Dave Winer is at it again, and if you’re an online author or publisher you’d better pay close attention. Winer has completely reworked his writing environment (when you’re a programmer you can do that) and, most interestingly, he’s exposing parts of it on the web. His writing has source code, Winer notes. “It’s always been this way, but I’ve accepted the limits of other blogging tools, and the limits of RSS, and not exposed the richer writing environment behind scripting.com. That is changing, gradually, with the new software.”
The most visible addition to Winer’s output are little plus signs, signifying a link to contextual information—something Winer calls sub-text. Click on the plus sign and contextual—or, more likely at this early date, conversational—content is revealed.
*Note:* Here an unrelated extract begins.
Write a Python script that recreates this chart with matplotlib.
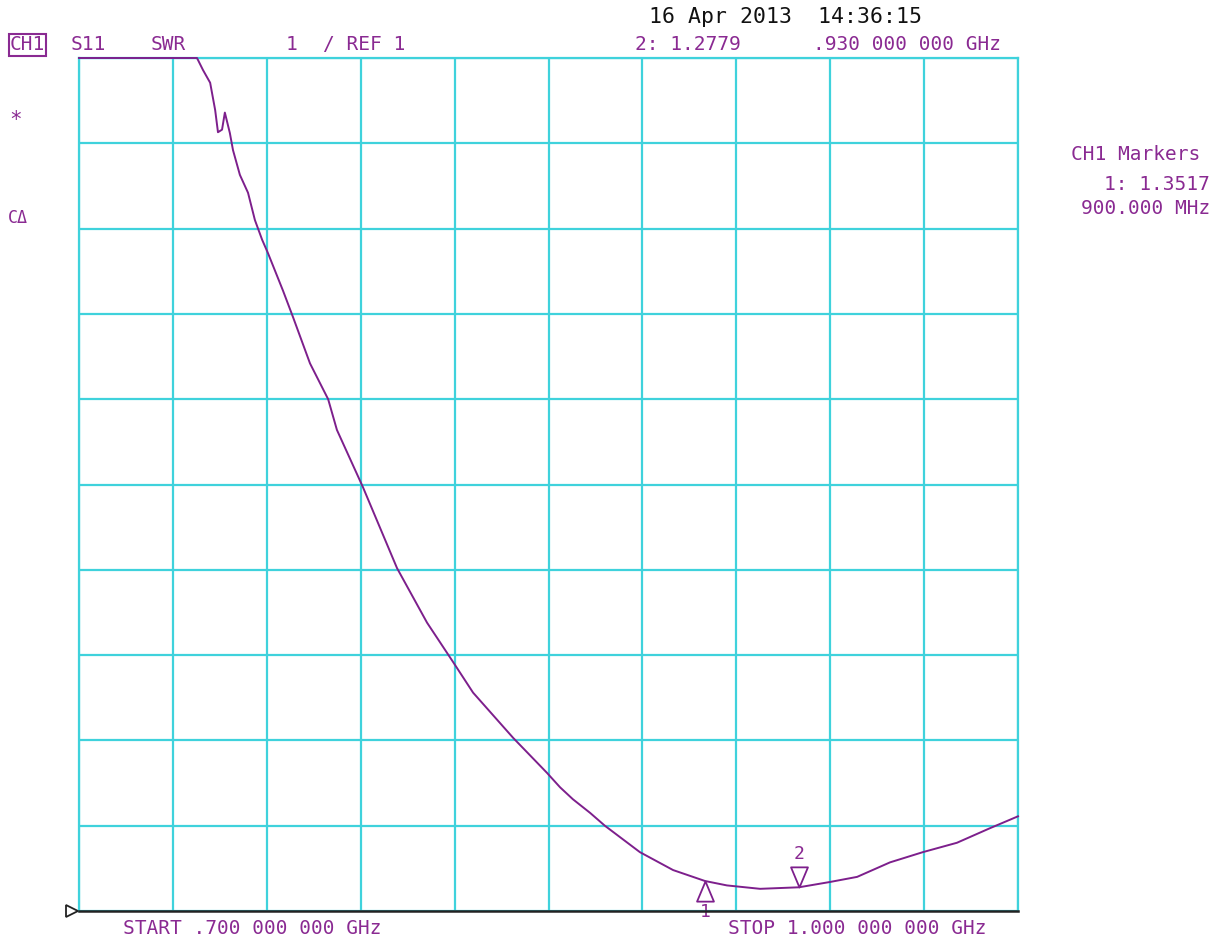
import matplotlib
matplotlib.use("Agg")
import matplotlib.pyplot as plt
import numpy as np
from matplotlib.path import Path

# trace (MHz, SWR)
freq_mhz = [700.0, 737.7, 739.6, 741.9, 743.5, 744.4, 745.7, 746.6, 748.2, 749.2,
            751.4, 754.0, 756.2, 758.5, 760.4, 765.2, 768.4, 773.8, 779.6, 782.4,
            790.7, 801.6, 811.2, 819.5, 825.9, 838.7, 849.5, 853.7, 857.8, 863.3,
            868.0, 879.2, 889.8, 900.0, 907.0, 917.6, 930.0, 939.9, 948.6, 959.1,
            969.6, 980.5, 991.0, 1000.0]
swr = [11.0, 11.0, 10.86, 10.71, 10.39, 10.13, 10.16, 10.36, 10.12, 9.92,
       9.63, 9.42, 9.10, 8.87, 8.71, 8.27, 7.96, 7.42, 7.00, 6.64,
       5.97, 5.02, 4.38, 3.92, 3.56, 3.03, 2.62, 2.45, 2.31, 2.15,
       2.00, 1.69, 1.48, 1.3517, 1.30, 1.26, 1.2779, 1.34, 1.40, 1.57,
       1.69, 1.80, 1.97, 2.11]

marker_freq = [900.0, 930.0]
marker_swr = [1.3517, 1.2779]
marker_names = ["1", "2"]

x_ticks = np.linspace(700, 1000, 11)
y_ticks = np.arange(1, 12)

cyan = "#3fd2dc"
purple = "#7d1f8c"
txt_purple = "#8a2a92"

W, H = 1215, 939
fig = plt.figure(figsize=(W / 100, H / 100), dpi=100)
ax = fig.add_axes([79 / W, 1 - 911 / H, (1018 - 79) / W, (911 - 58) / H])

ax.set_xlim(700, 1000)
ax.set_ylim(1, 11)
ax.set_xticks(x_ticks)
ax.set_yticks(y_ticks)
ax.set_xticklabels([])
ax.set_yticklabels([])
ax.tick_params(length=0)
ax.grid(True, color=cyan, lw=1.6)
for s in ["left", "right", "top"]:
    ax.spines[s].set_color(cyan)
    ax.spines[s].set_linewidth(1.6)
ax.spines["bottom"].set_color("#222222")
ax.spines["bottom"].set_linewidth(1.8)
ax.spines["bottom"].set_zorder(5)

ax.plot(freq_mhz, swr, color=purple, lw=1.4, clip_on=False, zorder=4)

# marker symbols: 1 points up from below, 2 points down from above
up = Path([(0, 0), (-0.42, -1), (0.42, -1), (0, 0)], [1, 2, 2, 79])
down = Path([(0, 0), (-0.42, 1), (0.42, 1), (0, 0)], [1, 2, 2, 79])
ax.plot(marker_freq[0], marker_swr[0], marker=up, ms=29, mfc="none", mec=purple, mew=1.3, clip_on=False)
ax.plot(marker_freq[1], marker_swr[1], marker=down, ms=29, mfc="none", mec=purple, mew=1.3, clip_on=False)
ax.annotate(marker_names[0], (marker_freq[0], marker_swr[0]), xytext=(0, -22), textcoords="offset points",
            ha="center", va="center", color=txt_purple, fontsize=13, family="DejaVu Sans Mono", annotation_clip=False)
ax.annotate(marker_names[1], (marker_freq[1], marker_swr[1]), xytext=(0, 24), textcoords="offset points",
            ha="center", va="center", color=txt_purple, fontsize=13, family="DejaVu Sans Mono", annotation_clip=False)

# reference level arrow at left of the bottom line
ax.plot([-0.007], [0], transform=ax.transAxes, marker=">", ms=8, mfc="white", mec="#222222",
        mew=1.3, clip_on=False, zorder=6)


def put(px, py, s, color=txt_purple, ha="left", size=14, **kw):
    fig.text(px / W, 1 - py / H, s, color=color, ha=ha, va="center", fontsize=size,
             family="DejaVu Sans Mono", **kw)


put(649, 17, "16 Apr 2013  14:36:15", color="#111111", size=15.5)
put(10, 45, "CH1", bbox=dict(boxstyle="square,pad=0.06", fc="none", ec=txt_purple, lw=1.5))
put(71, 45, "S11")
put(151, 45, "SWR")
put(286, 45, "1")
put(323, 45, "/ REF 1")
put(635, 45, "2: 1.2779")
put(813, 45, ".930 000 000 GHz")
put(9, 120, "*", size=15)
put(8, 218, "C\u0394", size=12)
put(1071, 155, "CH1 Markers")
put(1210, 185, "1: 1.3517", ha="right")
put(1210, 208, "900.000 MHz", ha="right")
put(123, 928, "START .700 000 000 GHz")
put(728, 928, "STOP 1.000 000 000 GHz")

fig.savefig("out.png", dpi=100, facecolor="white")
Winer refers to this as an “internet-age footnote” and says it’s related to Nick Carr’s misguided article about it being time to get hypertext links out of our way.
Carr says hypertext links are a distraction. “Sometimes, they’re big distractions—we click on a link, then another, then another, and pretty soon we’ve forgotten what we’d started out to do or to read,” Carr writes. Uh, that’s what browser tabs are for, Nick. Carr goes on to state (without citation), “People who read hypertext comprehend and learn less, studies show, than those who read the same material in printed form. The more links in a piece of writing, the bigger the hit on comprehension.” Without a citation, statements like that are of little use. From the abstract of “Reading Strategies and Hypertext Comprehension” from the November 2005 issue of Discourse Processes: “The literature on assessing the cognitive processes involved in hypertext comprehension during the past 15 years has yielded contradictory results.” (In a prior life, in the pre-web world, I wrote three books on hypermedia; I tend to follow this area with some interest).